- Source data -
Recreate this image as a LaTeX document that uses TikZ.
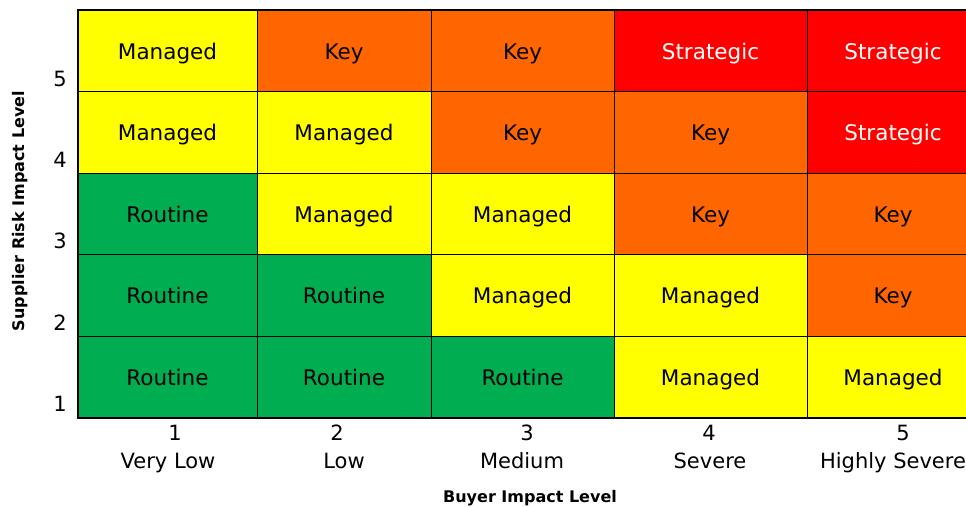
\documentclass[tikz,border=0pt]{standalone}
\usepackage{fontspec}
\setmainfont{DejaVu Sans}
\definecolor{cyel}{HTML}{FFFF00}
\definecolor{cora}{HTML}{FF6600}
\definecolor{cred}{HTML}{FF0000}
\definecolor{cgrn}{HTML}{00AD50}
\tikzset{
  cell/.style={draw=black, line width=0.8pt, inner sep=0pt, text height=20pt, text depth=4pt,
    font=\fontsize{21.5}{24}\selectfont, text=black},
  man/.style={cell, fill=cyel},
  keyc/.style={cell, fill=cora},
  strat/.style={cell, fill=cred, text=white},
  rout/.style={cell, fill=cgrn},
  c1/.style={minimum width=179pt}, c2/.style={minimum width=174pt},
  c3/.style={minimum width=183pt}, c4/.style={minimum width=193pt},
  c5/.style={minimum width=172pt},
  rowh/.style={minimum height=81.4pt},
  tick/.style={font=\fontsize{21}{24}\selectfont, inner sep=0pt, anchor=base},
  axtitle/.style={font=\fontsize{16}{18}\selectfont\bfseries, inner sep=0pt}
}
\begin{document}
\begin{tikzpicture}[x=1pt,y=-1pt]
\useasboundingbox (0,0) rectangle (966,506);
% row 5 (top)
\node[man,c1,rowh]   (r5c1) at (167.5,51)  {Managed};
\node[keyc,c2,rowh]  (r5c2) at (344,51)    {Key};
\node[keyc,c3,rowh]  (r5c3) at (522.5,51)  {Key};
\node[strat,c4,rowh] (r5c4) at (710.5,51)  {Strategic};
\node[strat,c5,rowh] (r5c5) at (893,51)    {Strategic};
% row 4
\node[man,c1,rowh]   (r4c1) at (167.5,132.5) {Managed};
\node[man,c2,rowh]   (r4c2) at (344,132.5)   {Managed};
\node[keyc,c3,rowh]  (r4c3) at (522.5,132.5) {Key};
\node[keyc,c4,rowh]  (r4c4) at (710.5,132.5) {Key};
\node[strat,c5,rowh] (r4c5) at (893,132.5)   {Strategic};
% row 3
\node[rout,c1,rowh]  (r3c1) at (167.5,214) {Routine};
\node[man,c2,rowh]   (r3c2) at (344,214)   {Managed};
\node[man,c3,rowh]   (r3c3) at (522.5,214) {Managed};
\node[keyc,c4,rowh]  (r3c4) at (710.5,214) {Key};
\node[keyc,c5,rowh]  (r3c5) at (893,214)   {Key};
% row 2
\node[rout,c1,rowh]  (r2c1) at (167.5,295.5) {Routine};
\node[rout,c2,rowh]  (r2c2) at (344,295.5)   {Routine};
\node[man,c3,rowh]   (r2c3) at (522.5,295.5) {Managed};
\node[man,c4,rowh]   (r2c4) at (710.5,295.5) {Managed};
\node[keyc,c5,rowh]  (r2c5) at (893,295.5)   {Key};
% row 1
\node[rout,c1,rowh]  (r1c1) at (167.5,377) {Routine};
\node[rout,c2,rowh]  (r1c2) at (344,377)   {Routine};
\node[rout,c3,rowh]  (r1c3) at (522.5,377) {Routine};
\node[man,c4,rowh]   (r1c4) at (710.5,377) {Managed};
\node[man,c5,rowh]   (r1c5) at (893,377)   {Managed};
% outer frame
\draw[line width=2pt] (r5c1.north west) rectangle (r1c5.south east);
% y ticks
\node[tick] (y5) at (60,86)  {5};
\node[tick] (y4) at (60,167.5) {4};
\node[tick] (y3) at (60,248.5) {3};
\node[tick] (y2) at (60,330) {2};
\node[tick] (y1) at (60,411) {1};
% x ticks
\node[tick] (x1) at (175,440) {1};
\node[tick] (x2) at (337,440) {2};
\node[tick] (x3) at (527,440) {3};
\node[tick] (x4) at (709,440) {4};
\node[tick] (x5) at (903,440) {5};
\node[tick] (w1) at (168,468) {Very Low};
\node[tick] (w2) at (344,468) {Low};
\node[tick] (w3) at (522,468) {Medium};
\node[tick] (w4) at (710,468) {Severe};
\node[tick] (w5) at (893,468) {Highly Severe};
% axis titles
\node[axtitle, anchor=base] (xt) at (530,502) {Buyer Impact Level};
\node[axtitle, rotate=90] (yt) at (20,211) {Supplier Risk Impact Level};
\end{tikzpicture}
\end{document}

- The exercise -
Pictures are excluded; output everything else in the data verbatim.

- Output of the task -
Recreate this image as a LaTeX document that uses TikZ.
\documentclass[tikz,border=0pt]{standalone}
\usepackage{fontspec}
\setmainfont{DejaVu Sans}
\definecolor{cyel}{HTML}{FFFF00}
\definecolor{cora}{HTML}{FF6600}
\definecolor{cred}{HTML}{FF0000}
\definecolor{cgrn}{HTML}{00AD50}
\tikzset{
  cell/.style={draw=black, line width=0.8pt, inner sep=0pt, text height=20pt, text depth=4pt,
    font=\fontsize{21.5}{24}\selectfont, text=black},
  man/.style={cell, fill=cyel},
  keyc/.style={cell, fill=cora},
  strat/.style={cell, fill=cred, text=white},
  rout/.style={cell, fill=cgrn},
  c1/.style={minimum width=179pt}, c2/.style={minimum width=174pt},
  c3/.style={minimum width=183pt}, c4/.style={minimum width=193pt},
  c5/.style={minimum width=172pt},
  rowh/.style={minimum height=81.4pt},
  tick/.style={font=\fontsize{21}{24}\selectfont, inner sep=0pt, anchor=base},
  axtitle/.style={font=\fontsize{16}{18}\selectfont\bfseries, inner sep=0pt}
}
\begin{document}
\begin{tikzpicture}[x=1pt,y=-1pt]
\useasboundingbox (0,0) rectangle (966,506);
% row 5 (top)
\node[man,c1,rowh]   (r5c1) at (167.5,51)  {Managed};
\node[keyc,c2,rowh]  (r5c2) at (344,51)    {Key};
\node[keyc,c3,rowh]  (r5c3) at (522.5,51)  {Key};
\node[strat,c4,rowh] (r5c4) at (710.5,51)  {Strategic};
\node[strat,c5,rowh] (r5c5) at (893,51)    {Strategic};
% row 4
\node[man,c1,rowh]   (r4c1) at (167.5,132.5) {Managed};
\node[man,c2,rowh]   (r4c2) at (344,132.5)   {Managed};
\node[keyc,c3,rowh]  (r4c3) at (522.5,132.5) {Key};
\node[keyc,c4,rowh]  (r4c4) at (710.5,132.5) {Key};
\node[strat,c5,rowh] (r4c5) at (893,132.5)   {Strategic};
% row 3
\node[rout,c1,rowh]  (r3c1) at (167.5,214) {Routine};
\node[man,c2,rowh]   (r3c2) at (344,214)   {Managed};
\node[man,c3,rowh]   (r3c3) at (522.5,214) {Managed};
\node[keyc,c4,rowh]  (r3c4) at (710.5,214) {Key};
\node[keyc,c5,rowh]  (r3c5) at (893,214)   {Key};
% row 2
\node[rout,c1,rowh]  (r2c1) at (167.5,295.5) {Routine};
\node[rout,c2,rowh]  (r2c2) at (344,295.5)   {Routine};
\node[man,c3,rowh]   (r2c3) at (522.5,295.5) {Managed};
\node[man,c4,rowh]   (r2c4) at (710.5,295.5) {Managed};
\node[keyc,c5,rowh]  (r2c5) at (893,295.5)   {Key};
% row 1
\node[rout,c1,rowh]  (r1c1) at (167.5,377) {Routine};
\node[rout,c2,rowh]  (r1c2) at (344,377)   {Routine};
\node[rout,c3,rowh]  (r1c3) at (522.5,377) {Routine};
\node[man,c4,rowh]   (r1c4) at (710.5,377) {Managed};
\node[man,c5,rowh]   (r1c5) at (893,377)   {Managed};
% outer frame
\draw[line width=2pt] (r5c1.north west) rectangle (r1c5.south east);
% y ticks
\node[tick] (y5) at (60,86)  {5};
\node[tick] (y4) at (60,167.5) {4};
\node[tick] (y3) at (60,248.5) {3};
\node[tick] (y2) at (60,330) {2};
\node[tick] (y1) at (60,411) {1};
% x ticks
\node[tick] (x1) at (175,440) {1};
\node[tick] (x2) at (337,440) {2};
\node[tick] (x3) at (527,440) {3};
\node[tick] (x4) at (709,440) {4};
\node[tick] (x5) at (903,440) {5};
\node[tick] (w1) at (168,468) {Very Low};
\node[tick] (w2) at (344,468) {Low};
\node[tick] (w3) at (522,468) {Medium};
\node[tick] (w4) at (710,468) {Severe};
\node[tick] (w5) at (893,468) {Highly Severe};
% axis titles
\node[axtitle, anchor=base] (xt) at (530,502) {Buyer Impact Level};
\node[axtitle, rotate=90] (yt) at (20,211) {Supplier Risk Impact Level};
\end{tikzpicture}
\end{document}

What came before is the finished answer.